En esa futura historia de la ciencia española brillarán dos periodos: la Segunda República y la década de 1980. Centrémonos en este último periodo de la democracia postfranquista. Ya bajo los agitados e inciertos tiempos de la UCD del presidente Suárez se intentó organizar la investigación científica de manera razonable. De aquella época datan unas siglas que se hicieron muy queridas: CICYT o Comisión Interministerial de Ciencia y Tecnología, lo cual indicaba el interés acertado de implicar a distintos ministerios en el asunto. En cuanto la reconversión industrial se culminó y se asentó el gobierno del PSOE, el ministerio responsable del ramo (cuyo nombre cambiaría mil veces hasta llegar a la situación actual en que la ciencia ya no tiene ministerio) se llenó de gente curiosa: científicos formados la década anterior en centros de excelencia extranjeros.

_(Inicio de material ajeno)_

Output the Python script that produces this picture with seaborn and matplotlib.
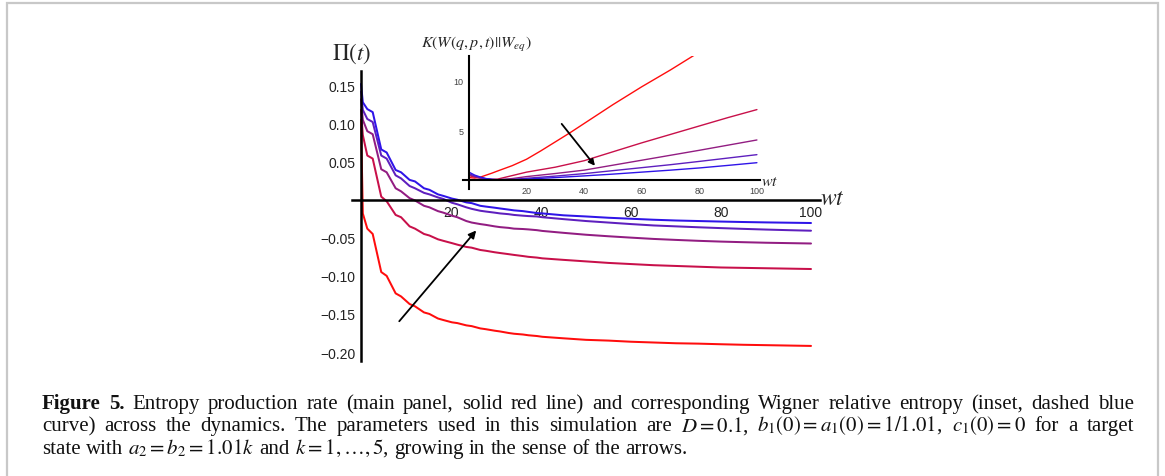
import numpy as np
import pandas as pd
import matplotlib
matplotlib.use("Agg")
import matplotlib.pyplot as plt
import seaborn as sns
from matplotlib.ticker import MultipleLocator, FuncFormatter
from matplotlib.patches import Rectangle

# ---------------- data ----------------
K_VALUES = [1, 2, 3, 4, 5]
COLORS = ["#ff0d0d", "#c8104a", "#921d82", "#5e1fbe", "#2f14e8"]

# main panel: entropy production rate Pi(t) vs wt
T_MAIN = [0, 0.4, 1.4, 2.6, 4.5, 5.7, 7.7, 8.9, 10.8, 12.0, 14.0, 15.2, 17.1, 18.3,
          20.2, 21.4, 23.4, 24.6, 26.5, 27.7, 29.7, 30.9, 32.8, 34.0, 36.0, 37.2,
          39.1, 40.3, 45, 50, 55, 60, 65, 70, 75, 80, 85, 90, 95, 100]
PI_K1 = [0.105, -0.018, -0.038, -0.045, -0.095, -0.100, -0.123, -0.127, -0.137, -0.140,
         -0.148, -0.150, -0.156, -0.158, -0.161, -0.162, -0.165, -0.166, -0.169, -0.170,
         -0.172, -0.173, -0.175, -0.176, -0.177, -0.178, -0.179, -0.180, -0.182, -0.184,
         -0.185, -0.1865, -0.1875, -0.1885, -0.189, -0.1898, -0.1905, -0.191, -0.1915, -0.192]
PI_K2 = [0.118, 0.085, 0.058, 0.054, 0.004, -0.002, -0.020, -0.023, -0.035, -0.038,
         -0.045, -0.047, -0.052, -0.054, -0.057, -0.059, -0.062, -0.063, -0.066, -0.067,
         -0.069, -0.070, -0.0715, -0.0725, -0.074, -0.075, -0.076, -0.077, -0.079, -0.081,
         -0.083, -0.0845, -0.086, -0.087, -0.088, -0.089, -0.0895, -0.090, -0.0905, -0.091]
PI_K3 = [0.132, 0.105, 0.090, 0.086, 0.040, 0.036, 0.015, 0.011, 0.002, -0.001,
         -0.008, -0.010, -0.015, -0.017, -0.021, -0.023, -0.028, -0.030, -0.032, -0.033,
         -0.035, -0.036, -0.037, -0.038, -0.0385, -0.039, -0.040, -0.041, -0.0435, -0.046,
         -0.048, -0.0498, -0.0515, -0.0528, -0.054, -0.055, -0.0558, -0.0565, -0.057, -0.0575]
PI_K4 = [0.142, 0.118, 0.106, 0.102, 0.058, 0.054, 0.032, 0.028, 0.018, 0.015,
         0.009, 0.007, 0.003, 0.001, -0.004, -0.006, -0.010, -0.012, -0.0145, -0.0155,
         -0.017, -0.018, -0.019, -0.020, -0.021, -0.0215, -0.022, -0.023, -0.0255, -0.028,
         -0.030, -0.032, -0.0338, -0.035, -0.0362, -0.0373, -0.0383, -0.0392, -0.040, -0.0407]
PI_K5 = [0.152, 0.128, 0.119, 0.115, 0.066, 0.062, 0.039, 0.036, 0.026, 0.024,
         0.015, 0.013, 0.007, 0.005, 0.0015, 0.0, -0.0035, -0.0045, -0.008, -0.009,
         -0.0105, -0.0115, -0.013, -0.014, -0.015, -0.016, -0.0175, -0.018, -0.0205, -0.022,
         -0.0237, -0.025, -0.0263, -0.0273, -0.028, -0.0287, -0.0293, -0.0298, -0.0302, -0.0306]

# inset: Wigner relative entropy K vs wt
T_INSET_K1 = [0, 2, 4, 6, 8, 10, 15, 20, 25, 30, 35, 40, 50, 60, 70, 80]
KL_K1 = [0.25, 0.2, 0.3, 0.5, 0.7, 0.92, 1.45, 2.1, 2.95, 3.85, 4.75, 5.7, 7.6, 9.4, 11.1, 12.9]
T_INSET = [0, 2, 4, 6, 8, 10, 15, 20, 30, 40, 50, 60, 70, 80, 90, 100]
KL_K2 = [0.45, 0.3, 0.18, 0.1, 0.07, 0.1, 0.45, 0.8, 1.3, 1.95, 2.85, 3.75, 4.6, 5.45, 6.3, 7.1]
KL_K3 = [0.55, 0.35, 0.2, 0.1, 0.05, 0.04, 0.15, 0.35, 0.66, 1.0, 1.5, 2.0, 2.5, 3.0, 3.52, 4.04]
KL_K4 = [0.65, 0.42, 0.25, 0.12, 0.06, 0.03, 0.06, 0.18, 0.4, 0.65, 0.95, 1.25, 1.55, 1.88, 2.22, 2.56]
KL_K5 = [0.8, 0.5, 0.3, 0.15, 0.07, 0.03, 0.03, 0.1, 0.25, 0.42, 0.6, 0.8, 1.0, 1.22, 1.48, 1.75]

MAIN_X_TICKS = [20, 40, 60, 80, 100]
MAIN_Y_TICKS = [-0.20, -0.15, -0.10, -0.05, 0.05, 0.10, 0.15]
INSET_X_TICKS = [20, 40, 60, 80, 100]
INSET_Y_TICKS = [5, 10]

CAPTION_BOLD = "Figure 5."
CAPTION_L1 = ("Entropy production rate (main panel, solid red line) and corresponding "
              "Wigner relative entropy (inset, dashed blue")
CAPTION_L2 = ("curve) across the dynamics. The parameters used in this simulation are "
              r"$D=0.1$, $b_1(0)=a_1(0)=1/1.01$, $c_1(0)=0$ for a target")
CAPTION_L3 = (r"state with $a_2=b_2=1.01k$ and $k=1,\ldots,5$, growing in the sense of the arrows.")

# ---------------- tables ----------------
main_df = pd.concat([
    pd.DataFrame({"wt": T_MAIN, "Pi": ys, "k": k})
    for k, ys in zip(K_VALUES, [PI_K1, PI_K2, PI_K3, PI_K4, PI_K5])
], ignore_index=True)
inset_df = pd.concat([
    pd.DataFrame({"wt": ts, "K": ys, "k": k})
    for k, ts, ys in zip(K_VALUES, [T_INSET_K1, T_INSET, T_INSET, T_INSET, T_INSET],
                         [KL_K1, KL_K2, KL_K3, KL_K4, KL_K5])
], ignore_index=True)
palette = dict(zip(K_VALUES, COLORS))

# ---------------- style ----------------
sns.set_style("white")
plt.rcParams["font.family"] = ["Liberation Sans", "DejaVu Sans"]
plt.rcParams["mathtext.fontset"] = "stix"
plt.rcParams["axes.unicode_minus"] = True

W, H = 1165, 477
fig = plt.figure(figsize=(W / 100, H / 100), dpi=100)
fig.patch.set_facecolor("white")


def fx(px):
    return px / W


def fy(py):
    return 1 - py / H


# ---------------- main axes ----------------
ax = fig.add_axes([fx(352), fy(361.7), (820 - 352) / W, (361.7 - 71.7) / H])
ax.set_facecolor("none")
sns.lineplot(data=main_df, x="wt", y="Pi", hue="k", palette=palette, hue_order=K_VALUES,
             estimator=None, sort=False, legend=False, linewidth=1.45, ax=ax)
ax.set_xlim(-2, 102)
ax.set_ylim(-0.2114, 0.1694)
ax.set_xlabel("")
ax.set_ylabel("")
for s in ["top", "right"]:
    ax.spines[s].set_visible(False)
ax.spines["left"].set_position(("data", 0))
ax.spines["bottom"].set_position(("data", 0))
for s in ["left", "bottom"]:
    ax.spines[s].set_linewidth(1.8)
    ax.spines[s].set_color("black")
ax.set_xticks(MAIN_X_TICKS)
ax.set_yticks(MAIN_Y_TICKS)
ax.xaxis.set_minor_locator(MultipleLocator(5))
ax.yaxis.set_minor_locator(MultipleLocator(0.01))
ax.yaxis.set_major_formatter(FuncFormatter(lambda v, p: f"{v:.2f}".replace("-", "\u2212")))
ax.xaxis.set_major_formatter(FuncFormatter(lambda v, p: f"{v:.0f}"))
ax.tick_params(axis="both", which="major", direction="out", length=3, width=1.2,
               labelsize=10, labelcolor="#222222", color="black", pad=1)
ax.tick_params(axis="both", which="minor", direction="out", length=1.8, width=0.8, color="black")

ax.annotate("", xy=(25.6, -0.0404), xytext=(8.5, -0.1596),
            arrowprops=dict(arrowstyle="-|>", color="black", lw=1.3, mutation_scale=11,
                            shrinkA=0, shrinkB=0))

# ---------------- inset axes ----------------
ax_in = fig.add_axes([fx(463.2), fy(190), 296.6 / W, 133 / H])
ax_in.set_facecolor("none")
sns.lineplot(data=inset_df, x="wt", y="K", hue="k", palette=palette, hue_order=K_VALUES,
             estimator=None, sort=False, legend=False, linewidth=1.0, ax=ax_in)
ax_in.set_xlim(-2, 101)
ax_in.set_ylim(-0.9, 12.5)
ax_in.set_xlabel("")
ax_in.set_ylabel("")
for s in ["top", "right"]:
    ax_in.spines[s].set_visible(False)
ax_in.spines["left"].set_position(("data", 0))
ax_in.spines["bottom"].set_position(("data", 0))
for s in ["left", "bottom"]:
    ax_in.spines[s].set_linewidth(1.5)
    ax_in.spines[s].set_color("black")
ax_in.set_xticks(INSET_X_TICKS)
ax_in.set_yticks(INSET_Y_TICKS)
ax_in.xaxis.set_minor_locator(MultipleLocator(5))
ax_in.yaxis.set_minor_locator(MultipleLocator(1))
ax_in.tick_params(axis="both", which="major", direction="out", length=2.5, width=0.8,
                  labelsize=6.5, labelcolor="#444444", pad=1.5)
ax_in.tick_params(axis="both", which="minor", direction="out", length=1.2, width=0.5)
ax_in.annotate("", xy=(43.75, 1.44), xytext=(32.2, 5.66),
               arrowprops=dict(arrowstyle="-|>", color="black", lw=1.3, mutation_scale=9,
                               shrinkA=0, shrinkB=0))

# ---------------- axis labels ----------------
fig.text(fx(351), fy(54), r"$\Pi(t)$", fontsize=16.5, ha="center", va="center")
fig.text(fx(832), fy(199), r"$wt$", fontsize=17, ha="center", va="center")
fig.text(fx(476), fy(45), r"$K(W(q,p,t)||W_{eq})$", fontsize=11.5, ha="center", va="center")
fig.text(fx(770), fy(181), r"$wt$", fontsize=11.5, ha="center", va="center")

# ---------------- border ----------------
fig.add_artist(Rectangle((fx(7), -0.05), (1158 - 7) / W, fy(4) + 0.05,
                         transform=fig.transFigure, fill=False, edgecolor="#c8c8c8", lw=1.6))

# ---------------- caption (justified like the journal layout) ----------------
fig.canvas.draw()
renderer = fig.canvas.get_renderer()
X0, X1 = 42, 1134
LINE_Y = [409, 431.5, 454]
CAP_FS = 15


def tokens(text, weight="normal"):
    return [(w, weight) for w in text.split(" ")]


def draw_line(y, toks, fs, justify):
    objs, widths = [], []
    for txt, weight in toks:
        t = fig.text(0, fy(y), txt, fontsize=fs, fontweight=weight,
                     family="Liberation Serif", ha="left", va="baseline", color="#111111")
        objs.append(t)
        widths.append(t.get_window_extent(renderer).width)
    normal_gap = fs * 100 / 72 * 0.25
    gap = (X1 - X0 - sum(widths)) / (len(objs) - 1) if justify else normal_gap
    x = X0
    for t, w in zip(objs, widths):
        t.set_x(fx(x))
        x += w + gap


draw_line(LINE_Y[0], tokens(CAPTION_BOLD, "bold") + tokens(CAPTION_L1), CAP_FS, True)
draw_line(LINE_Y[1], tokens(CAPTION_L2), CAP_FS, True)
draw_line(LINE_Y[2], tokens(CAPTION_L3), CAP_FS, False)

fig.savefig("out.png", dpi=100, facecolor="white")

En poco tiempo, tan poco que fuimos comidilla admirativa en infinidad de medios y círculos científicos de Europa, España se puso a un nivel en ciencia notablemente por encima del que le correspondería por los índices al uso en cuanto a PIB o población. Y eso que los presupuestos dedicados a ella jamás fueron acordes ni con esos logros ni con esos otros índices. Quizá la razón de esto último fuera la escasísima implicación de la empresa privada respecto a la administración pública.
Tras aquella década prodigiosa para la ciencia, empezó el desconcierto, quizá propiciado por el escaso nivel científico de los máximos responsables políticos que la tuvieron en sus manos. Por el ministerio desfilaron un catedrático de derecho canónico (Suárez Pertierra), un diplomado en administración de empresas (Saavedra), un empresario (Piqué), un asesor jurídico de empresas (Costa) y una economista (San Segundo). Por fin llegaron a ministras dos biólogas (también empresarias) y con ellas, ¡ay!, los recortes. La supervivencia a la ineptitud se ve ahora amenazada por el desconcierto y la absoluta incomprensión que está demostrando este gobierno en su conjunto.
Si no hay más remedio que recortar presupuestos, se recorta en lo que haga falta incluida la investigación científica, pero lo que hay que evitar son los procesos irreversibles, es decir, que hay que recortar con inteligencia y no a lo bruto. Se puede posponer la creación de nuevos centros de investigación, se puede aplazar la construcción de infraestructuras, se puede detener la modernización de equipamiento científico, pero lo que no se puede es detener los proyectos en curso y, sobre todo, dejar de inyectar savia joven a los laboratorios. Desmantelar el sistema científico del país es cuestión de muy pocos años y reconstruirlo exige décadas.
La manera más eficaz de hacerlo es haciendo que los jóvenes científicos e ingenieros hagan lo que ya temía Ramón y Cajal hace un siglo: que emigren para buscarse la vida y no para formarse. Si siguen así, aplazando sine die las becas de formación de personal investigador, convocando atrasadamente la mitad de las becas postdoctorales y propiciando que se llenen las aulas de enseñanza de idiomas, en particular de alemán, por estudiantes de ingeniería y ciencias, llevarán a la comunidad científica a envejecer digna e irreversiblemente hasta la extinción.
Cuando los políticos actuales entonen la cantinela supuestamente esperanzadora de “i más de más i y cambio de sistema productivo” sepamos que no saben de qué hablan y aseguro que no es tan difícil que lo averigüen. Les doy una pista por si no quieren ir por detrás de la sociedad como han hecho en tantos aspectos parecidos al actual de los desahucios.
Los millones de familias que están hoy pasando apuros de todo tipo pueden basar su alimentación en pasta, arroz y legumbres; comer carne un día a la semana y pescado una al mes; ir al cine una vez al trimestre; hacer chapuzas o limpiar escaleras, y así todo; lo que seguro que no hacen es sacar a los hijos del instituto para que ayuden a la economía familiar. Seguramente, los padres de esas familias harán lo contrario: exigir a sus hijos que estudien más porque ése es el futuro y su esperanza. ¿Tan difícil es que a algunos políticos les entre en la mollera la importancia que tiene para el país la investigación científica? Quizá los actuales esperen a un Menéndez y Pelayo que justifique su actuación aunque sea con un río de patochadas que les consuelen.